The claim being made in public right now is that the NSA used section 215 of the Patriot Act to collect metadata on phone calls. However there is some evidence that the NSA is actually recording the content of phone calls.

Last week I published a clip of actor Shia LaBeouf claiming, on the Jay Leno show, that an FBI consultant on the movie Eagle Eye had played him a 2 year old clip of a private phone conversation. I noted at the time that this claim had to be taken with a grain of salt given that LaBeouf was on TV to promote a film about government monitoring of communications. But given that secret information sometimes leaks to Hollywood before the rest of us, it seemed worth mentioning.

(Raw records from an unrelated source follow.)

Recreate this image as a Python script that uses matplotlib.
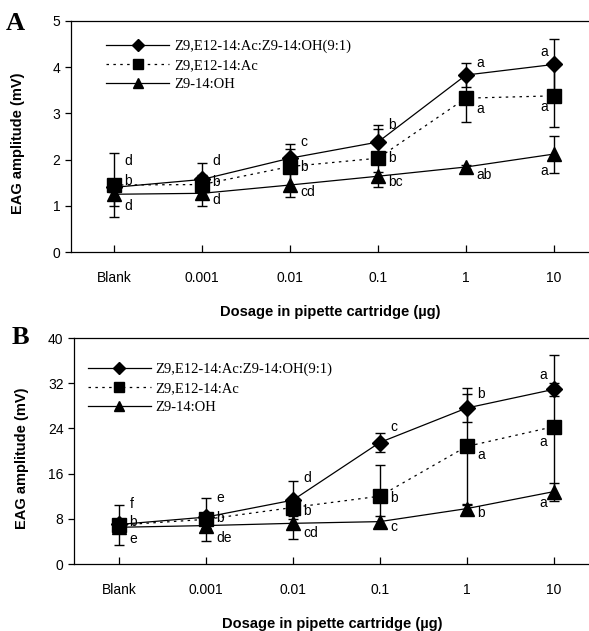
import matplotlib
matplotlib.use('Agg')
import matplotlib.pyplot as plt
from matplotlib.lines import Line2D

# ---------------- data ----------------
doses = ['Blank', '0.001', '0.01', '0.1', '1', '10']
series_names = ['Z9,E12-14:Ac:Z9-14:OH(9:1)', 'Z9,E12-14:Ac', 'Z9-14:OH']

# Panel A
a_mix = [1.40, 1.57, 2.03, 2.38, 3.83, 4.06]
a_mix_err = [0.10, 0.10, 0.20, 0.37, 0.26, 0.55]
a_ac = [1.45, 1.46, 1.85, 2.03, 3.33, 3.38]
a_ac_err = [0.70, 0.47, 0.49, 0.63, 0.52, 0.68]
a_oh = [1.25, 1.27, 1.45, 1.64, 1.84, 2.12]
a_oh_err = [0.25, 0.10, 0.26, 0.10, 0.05, 0.40]
a_letters = [['d', 'd', 'c', 'b', 'a', 'a'],
             ['b', 'b', 'b', 'b', 'a', 'a'],
             ['d', 'd', 'cd', 'bc', 'ab', 'a']]
a_letter_y = [[1.97, 1.97, 2.38, 2.75, 4.09, 4.33],
              [1.54, 1.52, 1.85, 2.03, 3.10, 3.14],
              [1.00, 1.13, 1.30, 1.52, 1.67, 1.75]]

# Panel B
b_mix = [7.0, 8.3, 11.3, 21.5, 27.6, 30.9]
b_mix_err = [0.5, 0.8, 3.4, 1.7, 2.5, 1.2]
b_ac = [6.9, 7.9, 10.0, 12.0, 20.8, 24.3]
b_ac_err = [3.6, 3.75, 1.5, 5.5, 10.3, 12.7]
b_oh = [6.5, 6.8, 7.2, 7.5, 9.8, 12.8]
b_oh_err = [0.5, 0.5, 2.8, 1.0, 0.9, 1.6]
b_letters = [['f', 'e', 'd', 'c', 'b', 'a'],
             ['b', 'b', 'b', 'b', 'a', 'a'],
             ['e', 'de', 'cd', 'c', 'b', 'a']]
b_letter_y = [[10.7, 11.7, 15.2, 24.3, 30.1, 33.4],
              [7.4, 8.1, 9.4, 11.7, 19.3, 21.6],
              [4.4, 4.6, 5.5, 6.6, 9.0, 10.8]]

# ---------------- style ----------------
SANS = ['Liberation Sans', 'DejaVu Sans']
SERIF = ['Liberation Serif', 'DejaVu Serif']
plt.rcParams['font.family'] = SANS

W, H = 589, 631
fig = plt.figure(figsize=(W / 100, H / 100), dpi=100)

markers = ['D', 's', '^']
msizes = [8, 10, 10]
lstyles = ['-', (0, (2, 3.5)), '-']


def px_box(left, top, right, bottom):
    return [left / W, 1 - bottom / H, (right - left) / W, (bottom - top) / H]


def panel(rect, series, errs, letters, letter_y, ymax, ystep, xlim, legend_anchor, tag, tag_xy):
    ax = fig.add_axes(rect)
    x = list(range(len(doses)))
    for i, (vals, e) in enumerate(zip(series, errs)):
        ax.errorbar(x, vals, yerr=e, fmt='none', ecolor='black', elinewidth=1.0,
                    capsize=3.5, capthick=1.0, zorder=2)
        ax.plot(x, vals, color='black', lw=0.9, ls=lstyles[i], marker=markers[i],
                ms=msizes[i], mfc='black', mec='black', zorder=3)
        for j in x:
            if j < len(doses) - 1:
                ax.annotate(letters[i][j], (j, letter_y[i][j]), xytext=(7.5, 0),
                            textcoords='offset points', ha='left', va='center',
                            fontsize=10, family=SANS)
            else:
                ax.annotate(letters[i][j], (j, letter_y[i][j]), xytext=(-4.5, 0),
                            textcoords='offset points', ha='right', va='center',
                            fontsize=10, family=SANS)
    ax.set_xlim(*xlim)
    ax.set_ylim(0, ymax)
    ax.set_yticks(range(0, ymax + 1, ystep))
    ax.set_xticks(x)
    ax.set_xticklabels(doses)
    ax.tick_params(axis='x', direction='in', length=5, width=0.9, pad=14, labelsize=10)
    ax.tick_params(axis='y', direction='out', length=4.5, width=0.9, pad=3, labelsize=10)
    for s in ['left', 'bottom', 'top']:
        ax.spines[s].set_linewidth(0.9)
    ax.spines['right'].set_visible(False)
    ax.set_ylabel('EAG amplitude (mV)', fontsize=10.5, fontweight='bold')
    ax.yaxis.set_label_coords(-0.088, 0.47)
    ax.set_xlabel('Dosage in pipette cartridge (\u00b5g)', fontsize=10.5,
                  fontweight='bold', labelpad=14)
    handles = [Line2D([], [], color='black', lw=0.9, ls=lstyles[i], marker=markers[i],
                      ms=msizes[i] * 0.72, mfc='black', mec='black') for i in range(3)]
    ax.legend(handles, series_names, loc='upper left', bbox_to_anchor=legend_anchor,
              frameon=False, borderpad=0, borderaxespad=0, handlelength=4.3,
              handletextpad=0.35, labelspacing=0.4,
              prop={'family': SERIF, 'size': 10.5})
    fig.text(tag_xy[0] / W, 1 - tag_xy[1] / H, tag, fontsize=19, fontweight='bold',
             family=SERIF, ha='left', va='center')
    return ax


panel(px_box(71, 21, 590, 252), [a_mix, a_ac, a_oh], [a_mix_err, a_ac_err, a_oh_err],
      a_letters, a_letter_y, 5, 1, (-0.489, 5.41), (0.068, 0.92), 'A', (6, 24))
panel(px_box(74, 338, 590, 564), [b_mix, b_ac, b_oh], [b_mix_err, b_ac_err, b_oh_err],
      b_letters, b_letter_y, 40, 8, (-0.518, 5.42), (0.027, 0.89), 'B', (12, 338))

fig.savefig('out.png', dpi=100)
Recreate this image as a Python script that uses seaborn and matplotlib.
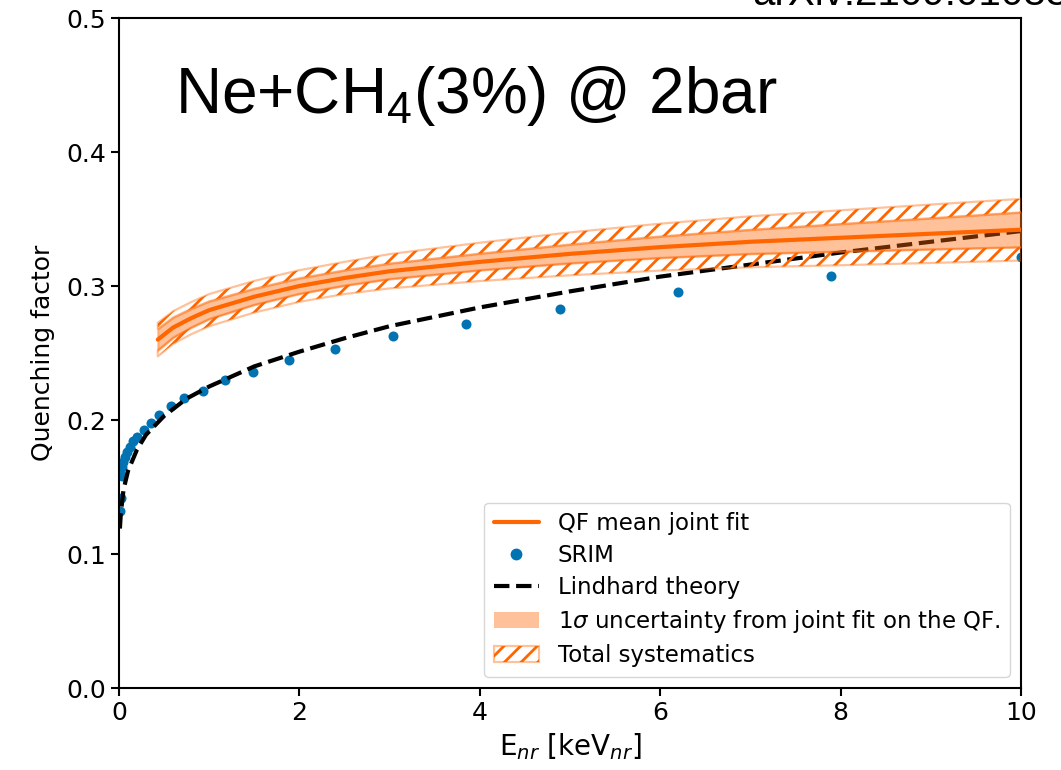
import matplotlib
matplotlib.use("Agg")
import matplotlib.pyplot as plt
import seaborn as sns
import numpy as np
from matplotlib.lines import Line2D
from matplotlib.patches import Patch
from matplotlib.legend_handler import HandlerTuple

# ---------------- data ----------------
srim_energy = [0.012, 0.02, 0.03, 0.036, 0.048, 0.066, 0.085, 0.122, 0.159, 0.203,
               0.274, 0.351, 0.447, 0.573, 0.724, 0.928, 1.175, 1.49, 1.89, 2.39,
               3.04, 3.85, 4.89, 6.20, 7.89, 10.0]
srim_qf = [0.132, 0.142, 0.158, 0.165, 0.169, 0.1726, 0.176, 0.180, 0.184, 0.1875,
           0.1925, 0.1975, 0.204, 0.2107, 0.2166, 0.2216, 0.2295, 0.2356, 0.2448, 0.253,
           0.2627, 0.272, 0.283, 0.2955, 0.3075, 0.3216]

lindhard_energy = [0.01, 0.02, 0.05, 0.1, 0.2, 0.3, 0.5, 0.75, 1.0, 1.5, 2.0, 2.5,
                   3.0, 4.0, 5.0, 6.0, 7.0, 8.0, 9.0, 10.0]
lindhard_qf = [0.119, 0.130, 0.148, 0.162, 0.178, 0.189, 0.203, 0.216, 0.225, 0.240,
               0.251, 0.261, 0.270, 0.284, 0.296, 0.307, 0.316, 0.325, 0.333, 0.341]

fit_energy = [0.43, 0.6, 0.8, 1.0, 1.5, 2.0, 2.5, 3.0, 4.0, 5.0, 6.0, 7.0, 8.0, 9.0, 10.0]
fit_qf = [0.260, 0.269, 0.276, 0.282, 0.292, 0.300, 0.306, 0.311, 0.318, 0.324,
          0.329, 0.333, 0.336, 0.339, 0.342]
stat_halfwidth = [0.008, 0.0075, 0.007, 0.0066, 0.006, 0.0058, 0.0057, 0.0058, 0.0062,
                  0.007, 0.008, 0.009, 0.0103, 0.0116, 0.013]
sys_halfwidth = [0.0125, 0.0122, 0.012, 0.012, 0.0118, 0.0118, 0.012, 0.0128, 0.0143,
                 0.016, 0.0175, 0.019, 0.0205, 0.0218, 0.023]

x_ticks = [0, 2, 4, 6, 8, 10]
y_ticks = [0.0, 0.1, 0.2, 0.3, 0.4, 0.5]

title_text = r"Ne+CH$\mathregular{_4}$(3%) @ 2bar"
source_text = "arXiv:2109.01083"

# ---------------- style ----------------
sns.set_style("ticks")
plt.rcParams["font.family"] = ["DejaVu Sans"]
plt.rcParams["hatch.linewidth"] = 2.0
plt.rcParams["axes.linewidth"] = 1.5
for key in ["text.color", "axes.labelcolor", "xtick.color", "ytick.color", "axes.edgecolor"]:
    plt.rcParams[key] = "black"

ORANGE = "#ff6600"
LIGHT_ORANGE = (1.0, 0.4, 0.0, 0.4)
BLUE = "#0173b2"

fig = plt.figure(figsize=(10.61, 7.70), dpi=100)
ax = fig.add_axes([0.11216, 0.10649, 0.85014, 0.87013])

fe = np.array(fit_energy)
fq = np.array(fit_qf)
st = np.array(stat_halfwidth)
sy = np.array(sys_halfwidth)

# SRIM points
sns.scatterplot(x=srim_energy, y=srim_qf, ax=ax, color=BLUE, s=52,
                edgecolor=BLUE, linewidth=0, zorder=2, legend=False)
# Lindhard
sns.lineplot(x=lindhard_energy, y=lindhard_qf, ax=ax, color="black", lw=3,
             linestyle="--", zorder=3, legend=False)
# systematic bands (hatched, outside the statistical band)
for lo, hi in [(fq + st, fq + sy), (fq - sy, fq - st)]:
    ax.fill_between(fe, lo, hi, facecolor="none", edgecolor=ORANGE,
                    hatch="//", linewidth=0, zorder=4)
    ax.fill_between(fe, lo, hi, facecolor="none", edgecolor=LIGHT_ORANGE,
                    linewidth=1.6, zorder=4)
# stat band
ax.fill_between(fe, fq - st, fq + st, color=ORANGE, alpha=0.4,
                linewidth=1.5, zorder=5)
# mean fit
sns.lineplot(x=fit_energy, y=fit_qf, ax=ax, color=ORANGE, lw=3, zorder=6,
             legend=False)

ax.set_xlim(0, 10)
ax.set_ylim(0, 0.5)
ax.set_xticks(x_ticks)
ax.set_yticks(y_ticks)
ax.set_yticklabels([f"{v:.1f}" for v in y_ticks])
ax.tick_params(axis="both", labelsize=18, length=6, width=1.5, direction="out")
for sp in ax.spines.values():
    sp.set_visible(True)
    sp.set_color("black")
    sp.set_linewidth(1.5)

ax.set_xlabel(r"E$_{nr}$ [keV$_{nr}$]", fontsize=20, labelpad=4)
ax.set_ylabel("Quenching factor", fontsize=18, labelpad=8)

ax.text(0.062, 0.858, title_text, transform=ax.transAxes, fontsize=46,
        family="Liberation Sans", ha="left", va="baseline", color="black")
fig.text(0.709, 0.9935, source_text, fontsize=29, family="Liberation Sans",
         ha="left", va="baseline", color="black")

hatch_handle = (Patch(facecolor="white", edgecolor=ORANGE, hatch="//", linewidth=0),
                Patch(facecolor="none", edgecolor=LIGHT_ORANGE, linewidth=1.6))
handles = [
    Line2D([], [], color=ORANGE, lw=3),
    Line2D([], [], color=BLUE, marker="o", linestyle="none", markersize=7.5),
    Line2D([], [], color="black", lw=3, linestyle="--"),
    Patch(facecolor=ORANGE, alpha=0.4, edgecolor="none"),
    hatch_handle,
]
labels = ["QF mean joint fit", "SRIM", "Lindhard theory",
          r"1$\sigma$ uncertainty from joint fit on the QF.", "Total systematics"]
leg = ax.legend(handles, labels, loc="lower right", fontsize=16.5, frameon=True,
                fancybox=True, framealpha=0.8, edgecolor="#cccccc",
                borderaxespad=0.5, handlelength=2.0, labelspacing=0.4,
                handler_map={tuple: HandlerTuple(ndivide=1, pad=0)})

fig.savefig("out.png", dpi=100)
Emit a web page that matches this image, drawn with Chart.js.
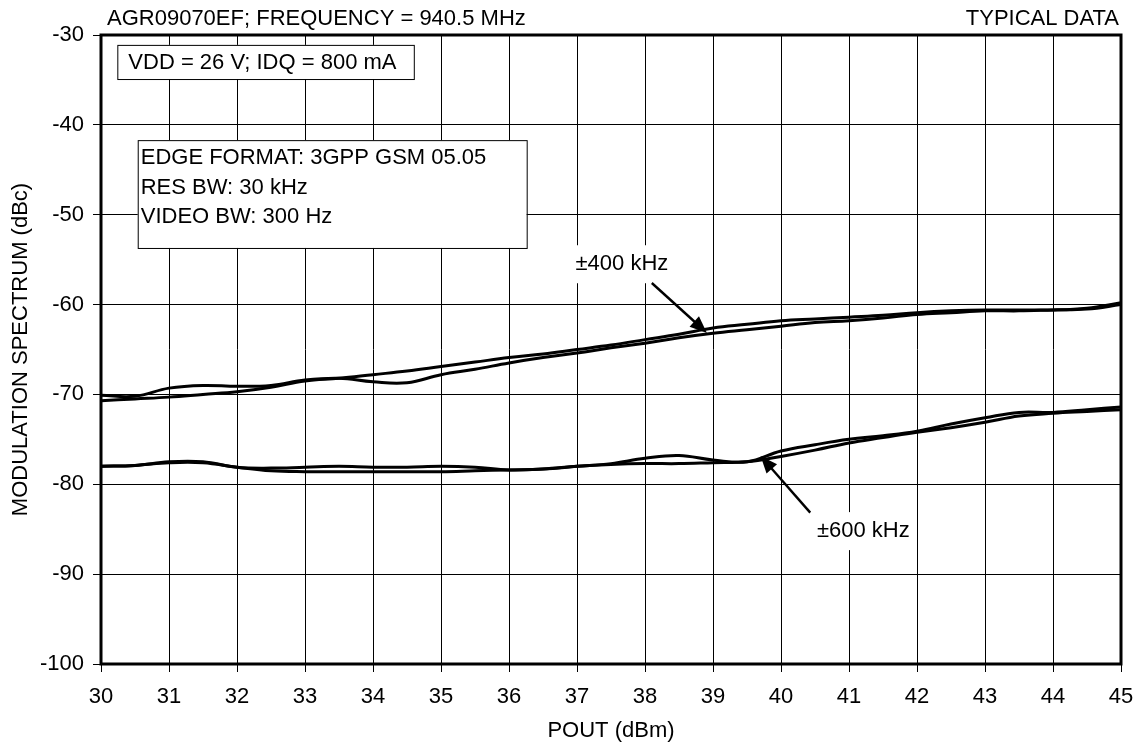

But LaBeouf is not the only person who has made this claim about the NSA having access to private calls. Just last month former FBI counter-terrorism expert Tim Clemente appeared on the Erin Burnett show on CNN to discuss the Boston marathon bombing. The discussion turned to the possibility of charges against Tsarnaev’s wife. Burnett wondered if it would be possible to prove complicity given that there would be no way to know what they talked about on the phone. Here’s the exchange (audio is faint so you may need to turn it up):

BURNETT: Tim, is there any way, obviously, there is a voice mail they
can try to get the phone companies to give that up at this point. It’s
not a voice mail. It’s just a conversation. There’s no way they
actually can find out what happened, right, unless she tells them?

CLEMENTE:
No, there is a way. We certainly have ways in national security
investigations to find out exactly what was said in that conversation.
It’s not necessarily something that the FBI is going to want to present
in court, but it may help lead the investigation and/or lead to
questioning of her. We certainly can find that out.

William Binney, who worked for the NSA for 40 years, pointed to the response Clemente gave as proof that the FBI and NSA have access to much more than just metadata. Here’s what Binney said in an interview with RT published today:

I would point out
that the NSA had deployed Naris devices in its court documents
submitted by Mark Klein, documenting the NSA room in the San
Francisco At&T building where they had Naris devices in a
splitter that basically duplicated the fiber-optic lines and
would send them down two paths. All the information went down two
directions: one of them went down the Naris devices in the NSA
room. And so those Naris devices could take everything off of
that fiber-optic line. One Naris Insight device could do 10 GB
per second,which meant it could reassemble a million and a
quarter 1000-character e-mails per second. And that’s the kind of
input they could get from one device. Now I’m sure they have
multiple devices at multiple sights in the country as well as
other places in the world, so that’s an awful lot of data to try
to manage. So they need to do things like build Bluffdale to plan
for the future so they have lots of storage for all this data.

So we have two people who used to be on the inside saying the NSA is collecting everything, i.e. not just metadata but call content (and emails according to Binney). Is it true? It seems anyone in a position to verify it would be forbidden to do so.

Thinking about this practically, it seem likely that the metadata for an individual call would take up a trivial amount of storage space. The file would contain a couple phone numbers, timestamps, maybe a few dozen bytes of data about routing. The file could probably be fairly small, maybe 1k for an average call. Multiply that by a billion calls a day and you’re still only talking about one TB of data. I’m spit balling these numbers obviously. Maybe the files are larger and maybe there are 3 billion calls a day to track. The point is you don’t need to build a massive new data center in Utah to store phone metadata. It’s just not accumulating that quickly. Call content and emails on the other hand would take up a lot of storage space.

The few suggestions we have thus far may not be enough to draw a firm conclusion, but they should be enough to raise the question. Is the NSA collecting the content of calls en masse? And if so, do we want the government to have a database of every private conversation taking place in the United States, possibly even the private calls of Members of Congress? Before we can have the debate the President says he wants, we need to know exactly what is being done.

Note: Corrected my math above. It’s a 1TB a day using those assumptions. Still seems pretty manageable.